Literature Grant
2024 Winter Grantee
zakia henderson-brown
The Café Royal Cultural Foundation NYC has awarded a 2024 Winter Literature Grant to zakia henderson-brown for her upcoming collection of poems “Power Theory”.
zakia henderson-brown is a 2023 NYFA/NYSCA Poetry Fellow and the author of What Kind of Omen Am I, winner of Poetry Society of America’s Chapbook Fellowship, selected by Cate Marvin. She was a Poets House Emerging Poets fellow, and has received additional fellowships and support from the Fine Arts Work Center, Callaloo Journal, Squaw Valley Community of Writers, and Cave Canem.
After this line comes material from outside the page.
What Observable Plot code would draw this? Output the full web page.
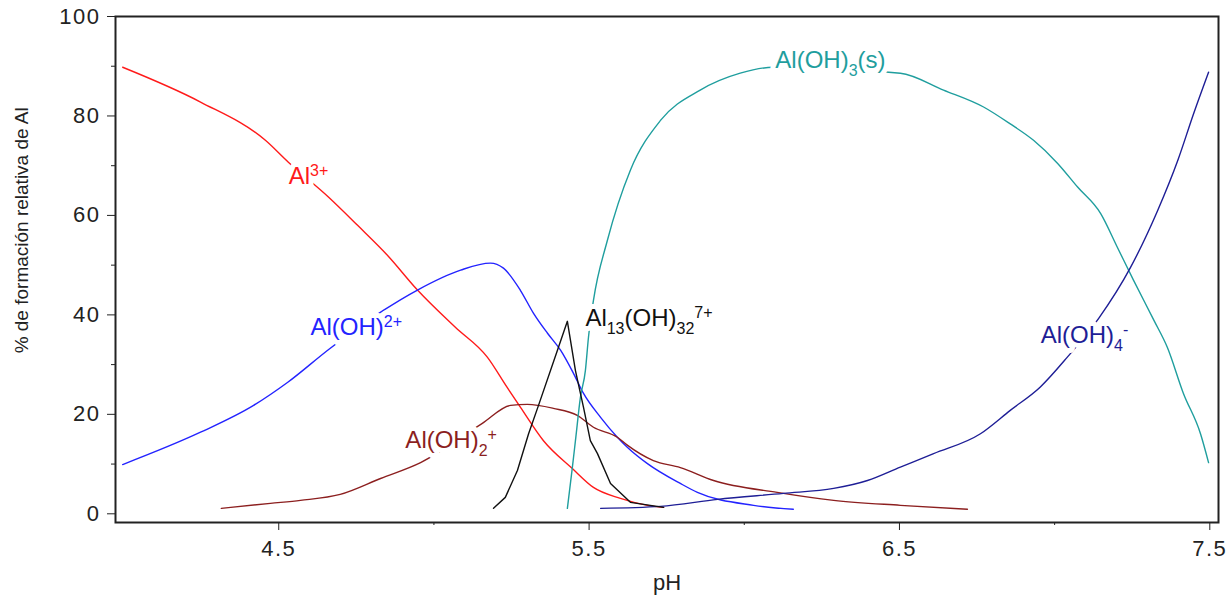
<!DOCTYPE html>
<html><head><meta charset="utf-8">
<script src="https://cdn.jsdelivr.net/npm/d3@7"></script>
<script src="https://cdn.jsdelivr.net/npm/@observablehq/plot@0.6"></script>
<style>body{margin:0;background:#fff;}</style>
</head><body><div id="chart"></div>
<script>
// ---- data (pH, % relative formation) ----
const speciesNames = ["Al3+", "AlOH2+", "Al(OH)2+", "Al13", "Al(OH)3(s)", "Al(OH)4-"];
const speciesColors = ["#ff1a1a", "#2323ff", "#8c1f1f", "#111111", "#1f9e9e", "#1e1e96"];

const phAl3  = [3.997, 4.248, 4.457, 4.531, 4.660, 4.754, 4.850, 4.947, 5.069, 5.172, 5.236, 5.279, 5.353, 5.446, 5.514, 5.601, 5.688, 5.740];
const pctAl3 = [89.8, 82.8, 75.1, 70.7, 63.7, 58.0, 52.0, 45.0, 37.5, 31.5, 25.4, 21.4, 14.7, 9.1, 5.3, 3.1, 1.7, 1.3];

const phAlOH  = [3.997, 4.248, 4.419, 4.528, 4.664, 4.837, 4.947, 5.086, 5.182, 5.224, 5.279, 5.321, 5.366, 5.408, 5.450, 5.482, 5.537, 5.591, 5.623, 5.688, 5.794, 5.849, 6.030, 6.158];
const pctAlOH = [9.9, 16.4, 21.8, 26.4, 33.2, 40.9, 45.0, 49.0, 50.4, 49.4, 44.9, 40.3, 36.3, 32.9, 28.2, 24.2, 19.4, 15.4, 13.4, 10.1, 6.1, 4.3, 1.7, 0.9];

const phAlOH2  = [4.315, 4.473, 4.570, 4.698, 4.828, 4.957, 5.156, 5.247, 5.301, 5.385, 5.462, 5.514, 5.591, 5.623, 5.707, 5.794, 5.901, 6.106, 6.288, 6.503, 6.719];
const pctAlOH2 = [1.1, 2.1, 2.7, 3.9, 7.1, 10.3, 18.2, 21.8, 22.0, 21.2, 19.8, 17.4, 15.4, 13.8, 10.7, 9.3, 6.7, 4.3, 2.7, 1.7, 0.9];

const phAl13  = [5.192, 5.230, 5.269, 5.305, 5.337, 5.398, 5.430, 5.456, 5.482, 5.504, 5.527, 5.569, 5.633, 5.740];
const pctAl13 = [1.1, 3.3, 8.7, 16.1, 21.8, 32.9, 38.7, 28.8, 21.4, 14.7, 12.1, 6.1, 2.3, 1.3];

const phAlOH3s  = [5.430, 5.446, 5.456, 5.472, 5.488, 5.498, 5.514, 5.559, 5.633, 5.730, 5.858, 5.987, 6.094, 6.503, 6.642, 6.771, 6.857, 6.932, 7.009, 7.074, 7.148, 7.202, 7.254, 7.320, 7.363, 7.415, 7.470, 7.496];
const pctAlOH3s = [1.1, 9.3, 14.7, 23.4, 28.8, 35.5, 42.9, 55.0, 69.1, 79.1, 85.2, 88.6, 89.8, 88.6, 85.2, 81.8, 78.4, 75.1, 70.5, 65.7, 60.4, 53.6, 47.0, 38.9, 33.5, 24.2, 16.1, 10.3];

const phAlOH4  = [5.537, 5.730, 5.914, 6.126, 6.288, 6.397, 6.503, 6.610, 6.761, 6.857, 6.954, 7.041, 7.142, 7.245, 7.332, 7.397, 7.448, 7.496];
const pctAlOH4 = [1.1, 1.5, 2.9, 4.1, 5.1, 6.7, 9.4, 12.1, 16.1, 20.8, 25.5, 31.5, 39.3, 49.6, 61.0, 71.1, 80.5, 88.8];

// in-plot labels (^{..} superscript, _{..} subscript)
const labelText = ["Al^{3+}", "Al(OH)^{2+}", "Al(OH)_{2}^{+}", "Al_{13}(OH)_{32}^{7+}", "Al(OH)_{3}(s)", "Al(OH)_{4}^{-}"];
const labelPH   = [4.532, 4.602, 4.908, 5.488, 6.100, 6.955];
const labelPct  = [67.9, 37.4, 14.7, 39.4, 91.1, 35.8];

const xMajorTicks = [4.5, 5.5, 6.5, 7.5];
const xMinorTicks = [5.0, 6.0, 7.0];
const yMajorTicks = [0, 20, 40, 60, 80, 100];
const yMinorTicks = [10, 30, 50, 70, 90];

// ---- build tables ----
const seriesPH  = [phAl3, phAlOH, phAlOH2, phAl13, phAlOH3s, phAlOH4];
const seriesPct = [pctAl3, pctAlOH, pctAlOH2, pctAl13, pctAlOH3s, pctAlOH4];
const rows = [];
seriesPH.forEach((arr, s) => arr.forEach((p, i) => rows.push({species: speciesNames[s], ph: p, pct: seriesPct[s][i]})));
const smoothRows = rows.filter(d => d.species !== "Al13");
const peakRows = rows.filter(d => d.species === "Al13");
const labels = labelText.map((t, i) => ({text: t, ph: labelPH[i], pct: labelPct[i], species: speciesNames[i]}));

const font = "'Liberation Sans', Arial, Helvetica, sans-serif";

const plot = Plot.plot({
  width: 1231, height: 596,
  marginLeft: 115, marginRight: 13, marginTop: 16, marginBottom: 74,
  style: {fontFamily: font, background: "#fff", color: "#222", overflow: "visible"},
  x: {domain: [3.974, 7.528], label: null},
  y: {domain: [-1.75, 100], label: null},
  color: {domain: speciesNames, range: speciesColors},
  marks: [
    Plot.lineY(smoothRows, {x: "ph", y: "pct", z: "species", stroke: "species", strokeWidth: 1.4, curve: "monotone-x"}),
    Plot.lineY(peakRows, {x: "ph", y: "pct", z: "species", stroke: "species", strokeWidth: 1.4, curve: "linear"}),
    Plot.axisY({ticks: yMajorTicks, tickSize: 8, tickPadding: 7, fontSize: 22, label: null}),
    Plot.axisY({ticks: yMinorTicks, tickSize: 4, text: null, label: null}),
    Plot.axisX({ticks: xMajorTicks, tickSize: 8, tickPadding: 10, fontSize: 22, tickFormat: d => d.toFixed(1), label: null}),
    Plot.axisX({ticks: xMinorTicks, tickSize: 3, text: null, label: null}),
    Plot.frame({stroke: "#222", strokeWidth: 2}),
    // white halo (gap in the curves behind each label)
    Plot.text(labels, {x: "ph", y: "pct", text: "text", fill: "white", textAnchor: "start", fontSize: 24,
      stroke: "white", strokeWidth: 10, strokeLinejoin: "round"}),
    // coloured label
    Plot.text(labels, {x: "ph", y: "pct", text: "text", fill: "species", textAnchor: "start", fontSize: 24}),
    Plot.text(["pH"], {frameAnchor: "bottom", dy: 52, lineAnchor: "top", fontSize: 22, fill: "#222"}),
    Plot.text(["% de formación relativa de Al"], {frameAnchor: "left", y: [57], dx: -94, rotate: -90, textAnchor: "middle", fontSize: 19, fill: "#222"})
  ]
});

// tick label letter spacing
plot.querySelectorAll("g[aria-label*='tick label'] text").forEach(t => t.setAttribute("letter-spacing", "1.5"));

// rich text (super/subscripts) for chemical labels
function richify(el) {
  const s = el.textContent;
  if (!/[\^_]\{/.test(s)) return;
  el.textContent = "";
  const re = /([\^_])\{([^}]*)\}|([^\^_]+)/g;
  let m, shift = 0;
  while ((m = re.exec(s))) {
    const ts = document.createElementNS("http://www.w3.org/2000/svg", "tspan");
    let target = 0, txt;
    if (m[1]) { target = m[1] === "^" ? -8 : 8; txt = m[2]; ts.setAttribute("font-size", "16"); }
    else { txt = m[3]; }
    if (target !== shift) ts.setAttribute("dy", target - shift);
    shift = target;
    ts.textContent = txt;
    el.appendChild(ts);
  }
}
plot.querySelectorAll("text").forEach(richify);

document.getElementById("chart").appendChild(plot);
</script>
</body></html>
Her poems have appeared in Adroit, African American Review, Beloit Poetry Journal, the Brooklyn Review, Burner Magazine, Epiphany, Little Patuxent Review, Mobius:The Journal of Social Change, Reverie, No, Dear, North American Review, Obsidian, the Offing, Thethepoetry.com, Torch, Under a Warm Green Linden, Vinyl, Washington Square Review, and the anthologies New Daughters of Africa (Amistad: 2019) and Why I Am Not a Painter (Argos: 2011).
She has worked as a community organizer at Families United for Racial and Economic Equality (FUREE) and the Malcolm X Grassroots Movement; as a researcher at UNITE HERE!, a resource coordinator at Break the Chains: Communities of Color and the War on Drugs; and as a research associate at the Center for Law and Social Justice at Medgar Evers College. She completed the 2010 Activate! organizing fellowship at Social Justice Leadership and is an emerita board member of the Brooklyn Movement Center, where she co-founded the anti-gendered and sexualized street harassment collective, No Disrespect.
zakia was selected as a finalist for the 2021 Publishers Weekly Star to Watch program, selected as a finalist for the 2019 Furious Flower Poetry Prize by A. Van Jordan, nominated for a Pushcart Prize in 2023 by Under a Warm Green Linden and in 2013 by Beloit Poetry Journal, and has been in residence at the T.S. Eliot House, the Vermont Studio Center, and the Louis Armstrong House Museum. She currently serves as a senior editor at nonprofit publisher The New Press. She is a Brooklyn native and loyalist.
Power Theory focuses on how different actors navigate, exercise, and grapple with power across different contexts. Overall, the project focuses on the mundane, fraught, and necessary ways we connect with one another in the natural and socially constructed worlds, across both time and circumstance. But these poems also explore the ways we alternately wield and relinquish power *in order to* connect, especially in times of great conflict. Some of these poems explore family loss, and the ensuing grief that comes along with it; the sometimes transcendent experience of mourning, and how we must relinquish power to truly heal. Some of the poems in the manuscript explore how women exercise and navigate power in the face of daunting, entrenched patriarchal obstacles. Still others of these poems explore how to grapple with power in a racialized and social justice context, the seemingly never ending push and pull that we all must engage. The poems explore all of these while remaining at turns tonally playful and somber, and experimenting with conventions of the line and sonnets.